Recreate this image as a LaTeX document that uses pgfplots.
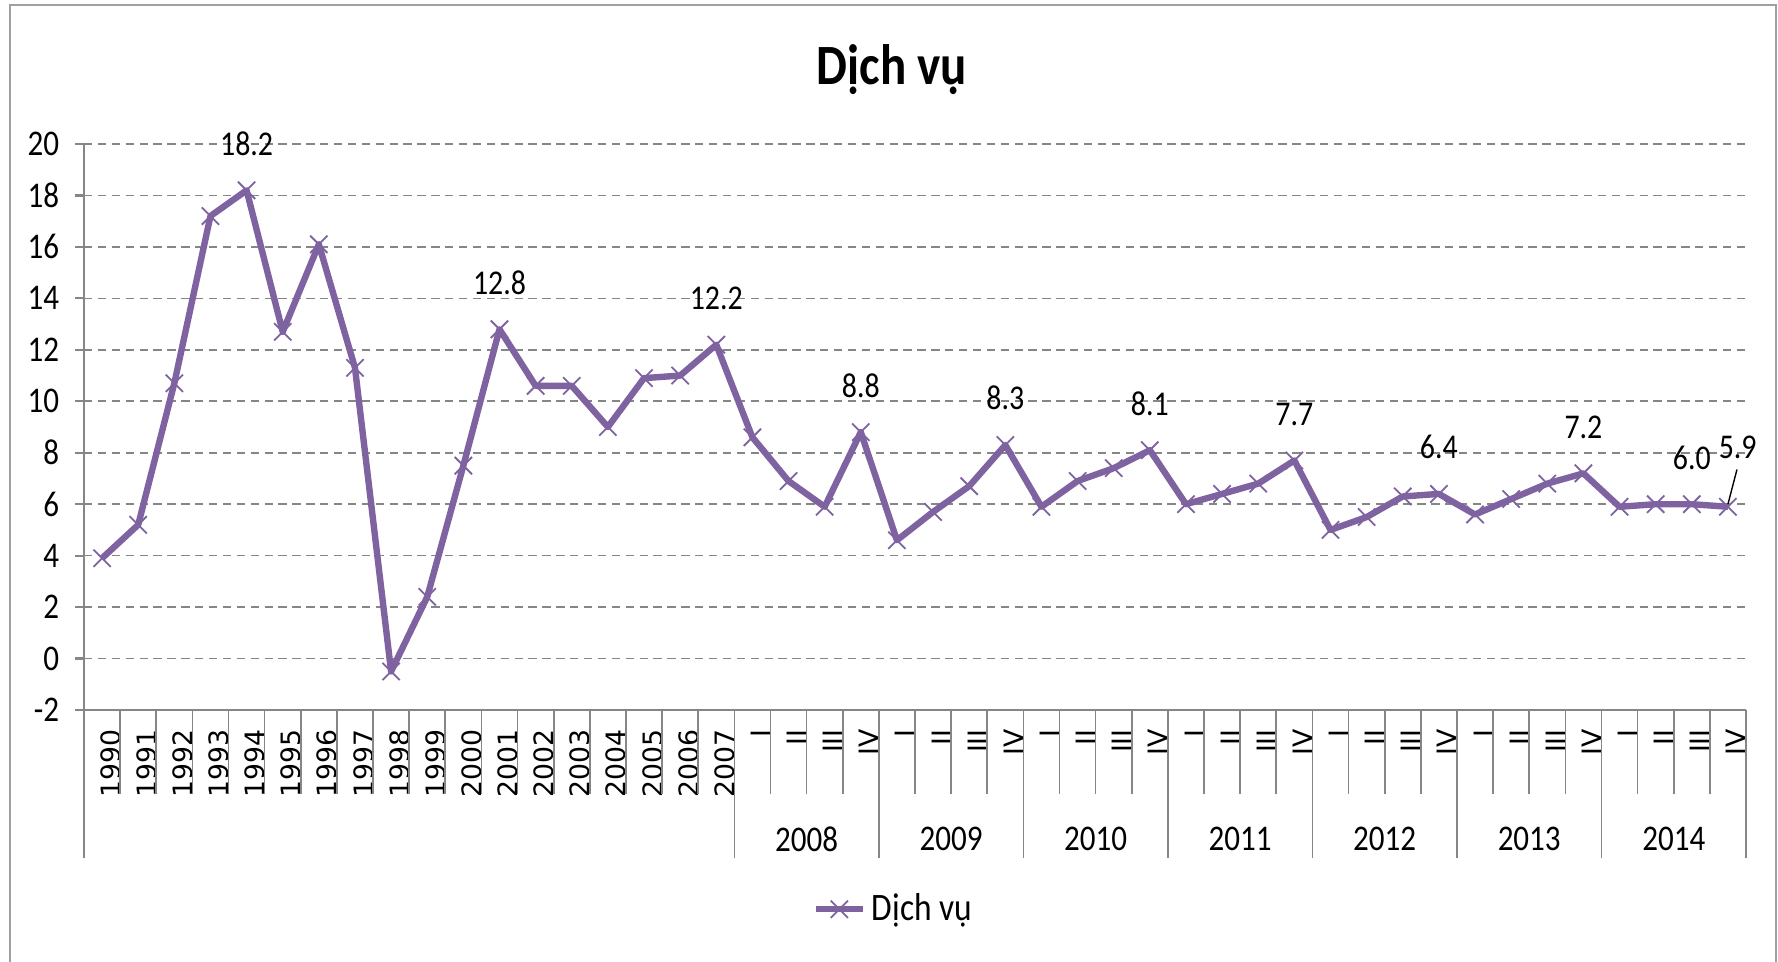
\documentclass[border=0pt]{standalone}
\usepackage{fontspec}
\setmainfont{Carlito}[FakeStretch=0.86]
\newfontfamily\dejavu{DejaVu Sans}
\usepackage{graphicx}
\usepackage{pgfplots}
\pgfplotsset{compat=1.18}
\definecolor{series}{HTML}{7F63A1}
\definecolor{axgray}{HTML}{868686}
\definecolor{framegray}{HTML}{A0A0A0}

\begin{document}
\begin{tikzpicture}
\useasboundingbox (0,0) rectangle (640.08pt,-345.96pt);
\begin{scope}[x=0.36pt,y=-0.36pt]
  \draw[framegray, line width=0.8pt] (10,975) -- (10,5) -- (1776,5) -- (1776,975);
  \node at (892,70) {\fontsize{20.5}{24}\selectfont\bfseries Dịch vụ};
\end{scope}
\begin{axis}[
  at={(30.24pt,-255.6pt)}, anchor=south west,
  scale only axis, width=598.32pt, height=203.76pt,
  xmin=-0.5, xmax=45.5, ymin=-2, ymax=20,
  ytick={-2,0,...,20},
  xtick={0,...,45},
  xticklabels={1990,1991,1992,1993,1994,1995,1996,1997,1998,1999,2000,2001,2002,2003,2004,2005,2006,2007,
    I,II,III,IV,I,II,III,IV,I,II,III,IV,I,II,III,IV,I,II,III,IV,I,II,III,IV,I,II,III,IV},
  axis x line*=bottom, axis y line*=left,
  axis line style={axgray, line width=0.8pt, -},
  xtick style={draw=none},
  ytick style={axgray, line width=0.8pt},
  tick align=outside, major tick length=3.4pt,
  ymajorgrids,
  major grid style={axgray, line width=0.6pt, dash pattern=on 3pt off 2pt},
  xticklabel style={rotate=90, anchor=east, font=\dejavu\fontsize{9.6}{10}\selectfont, yshift=-3pt},
  yticklabel style={font=\fontsize{13}{15}\selectfont, xshift=-2pt},
  /pgf/number format/assume math mode=true,
  legend style={at={(0.488,-0.352)}, anchor=center, draw=none, fill=none,
    font=\fontsize{14}{16}\selectfont},
  clip=false,
]
\addplot[series, line width=2.3pt, line join=round, mark=x, mark size=4.4pt,
  mark options={line width=0.65pt, solid},
  nodes near coords, point meta=explicit symbolic,
  every node near coord/.append style={anchor=south, yshift=8.9pt, black, font=\fontsize{12.5}{14}\selectfont}]
  table[x=x, y=y, meta=lab, col sep=comma, row sep=\\] {
x,y,lab\\
0,3.9,\\
1,5.2,\\
2,10.7,\\
3,17.2,\\
4,18.2,18.2\\
5,12.7,\\
6,16.1,\\
7,11.3,\\
8,-0.5,\\
9,2.4,\\
10,7.5,\\
11,12.8,12.8\\
12,10.6,\\
13,10.6,\\
14,9.0,\\
15,10.9,\\
16,11.0,\\
17,12.2,12.2\\
18,8.6,\\
19,6.9,\\
20,5.9,\\
21,8.8,8.8\\
22,4.6,\\
23,5.7,\\
24,6.7,\\
25,8.3,8.3\\
26,5.9,\\
27,6.9,\\
28,7.4,\\
29,8.1,8.1\\
30,6.0,\\
31,6.4,\\
32,6.8,\\
33,7.7,7.7\\
34,5.0,\\
35,5.5,\\
36,6.3,\\
37,6.4,6.4\\
38,5.6,\\
39,6.2,\\
40,6.8,\\
41,7.2,7.2\\
42,5.9,\\
43,6.0,\\
44,6.0,6.0\\
45,5.9,\\
};
\addlegendentry{Dịch vụ}
\draw[black, line width=0.5pt] (axis cs:45,6.0) -- (axis cs:45.25,7.35);
\node[font=\fontsize{12.5}{14}\selectfont] at (axis cs:45.27,8.22) {5.9};
\end{axis}
\begin{scope}[x=0.36pt,y=-0.36pt]
  \foreach \k in {1,...,17,19,20,21,23,24,25,27,28,29,31,32,33,35,36,37,39,40,41,43,44,45}
    \draw[axgray, line width=0.6pt] ({84+\k*36.1304},710) -- ({84+\k*36.1304},794);
  \foreach \k in {0,18,22,26,30,34,38,42,46}
    \draw[axgray, line width=0.6pt] ({84+\k*36.1304},710) -- ({84+\k*36.1304},858);
  \foreach \yr [count=\g from 0] in {2008,2009,2010,2011,2012,2013,2014}
    \node[font=\fontsize{13}{15}\selectfont] at ({84+(20+4*\g)*36.1304},839) {\yr};
\end{scope}
\end{tikzpicture}
\end{document}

[SHORT EXERCISE]: Give the material again exactly as it is, but keep the pictures out.

[FINISHED TASK]:
Recreate this image as a LaTeX document that uses pgfplots.
\documentclass[border=0pt]{standalone}
\usepackage{fontspec}
\setmainfont{Carlito}[FakeStretch=0.86]
\newfontfamily\dejavu{DejaVu Sans}
\usepackage{graphicx}
\usepackage{pgfplots}
\pgfplotsset{compat=1.18}
\definecolor{series}{HTML}{7F63A1}
\definecolor{axgray}{HTML}{868686}
\definecolor{framegray}{HTML}{A0A0A0}

\begin{document}
\begin{tikzpicture}
\useasboundingbox (0,0) rectangle (640.08pt,-345.96pt);
\begin{scope}[x=0.36pt,y=-0.36pt]
  \draw[framegray, line width=0.8pt] (10,975) -- (10,5) -- (1776,5) -- (1776,975);
  \node at (892,70) {\fontsize{20.5}{24}\selectfont\bfseries Dịch vụ};
\end{scope}
\begin{axis}[
  at={(30.24pt,-255.6pt)}, anchor=south west,
  scale only axis, width=598.32pt, height=203.76pt,
  xmin=-0.5, xmax=45.5, ymin=-2, ymax=20,
  ytick={-2,0,...,20},
  xtick={0,...,45},
  xticklabels={1990,1991,1992,1993,1994,1995,1996,1997,1998,1999,2000,2001,2002,2003,2004,2005,2006,2007,
    I,II,III,IV,I,II,III,IV,I,II,III,IV,I,II,III,IV,I,II,III,IV,I,II,III,IV,I,II,III,IV},
  axis x line*=bottom, axis y line*=left,
  axis line style={axgray, line width=0.8pt, -},
  xtick style={draw=none},
  ytick style={axgray, line width=0.8pt},
  tick align=outside, major tick length=3.4pt,
  ymajorgrids,
  major grid style={axgray, line width=0.6pt, dash pattern=on 3pt off 2pt},
  xticklabel style={rotate=90, anchor=east, font=\dejavu\fontsize{9.6}{10}\selectfont, yshift=-3pt},
  yticklabel style={font=\fontsize{13}{15}\selectfont, xshift=-2pt},
  /pgf/number format/assume math mode=true,
  legend style={at={(0.488,-0.352)}, anchor=center, draw=none, fill=none,
    font=\fontsize{14}{16}\selectfont},
  clip=false,
]
\addplot[series, line width=2.3pt, line join=round, mark=x, mark size=4.4pt,
  mark options={line width=0.65pt, solid},
  nodes near coords, point meta=explicit symbolic,
  every node near coord/.append style={anchor=south, yshift=8.9pt, black, font=\fontsize{12.5}{14}\selectfont}]
  table[x=x, y=y, meta=lab, col sep=comma, row sep=\\] {
x,y,lab\\
0,3.9,\\
1,5.2,\\
2,10.7,\\
3,17.2,\\
4,18.2,18.2\\
5,12.7,\\
6,16.1,\\
7,11.3,\\
8,-0.5,\\
9,2.4,\\
10,7.5,\\
11,12.8,12.8\\
12,10.6,\\
13,10.6,\\
14,9.0,\\
15,10.9,\\
16,11.0,\\
17,12.2,12.2\\
18,8.6,\\
19,6.9,\\
20,5.9,\\
21,8.8,8.8\\
22,4.6,\\
23,5.7,\\
24,6.7,\\
25,8.3,8.3\\
26,5.9,\\
27,6.9,\\
28,7.4,\\
29,8.1,8.1\\
30,6.0,\\
31,6.4,\\
32,6.8,\\
33,7.7,7.7\\
34,5.0,\\
35,5.5,\\
36,6.3,\\
37,6.4,6.4\\
38,5.6,\\
39,6.2,\\
40,6.8,\\
41,7.2,7.2\\
42,5.9,\\
43,6.0,\\
44,6.0,6.0\\
45,5.9,\\
};
\addlegendentry{Dịch vụ}
\draw[black, line width=0.5pt] (axis cs:45,6.0) -- (axis cs:45.25,7.35);
\node[font=\fontsize{12.5}{14}\selectfont] at (axis cs:45.27,8.22) {5.9};
\end{axis}
\begin{scope}[x=0.36pt,y=-0.36pt]
  \foreach \k in {1,...,17,19,20,21,23,24,25,27,28,29,31,32,33,35,36,37,39,40,41,43,44,45}
    \draw[axgray, line width=0.6pt] ({84+\k*36.1304},710) -- ({84+\k*36.1304},794);
  \foreach \k in {0,18,22,26,30,34,38,42,46}
    \draw[axgray, line width=0.6pt] ({84+\k*36.1304},710) -- ({84+\k*36.1304},858);
  \foreach \yr [count=\g from 0] in {2008,2009,2010,2011,2012,2013,2014}
    \node[font=\fontsize{13}{15}\selectfont] at ({84+(20+4*\g)*36.1304},839) {\yr};
\end{scope}
\end{tikzpicture}
\end{document}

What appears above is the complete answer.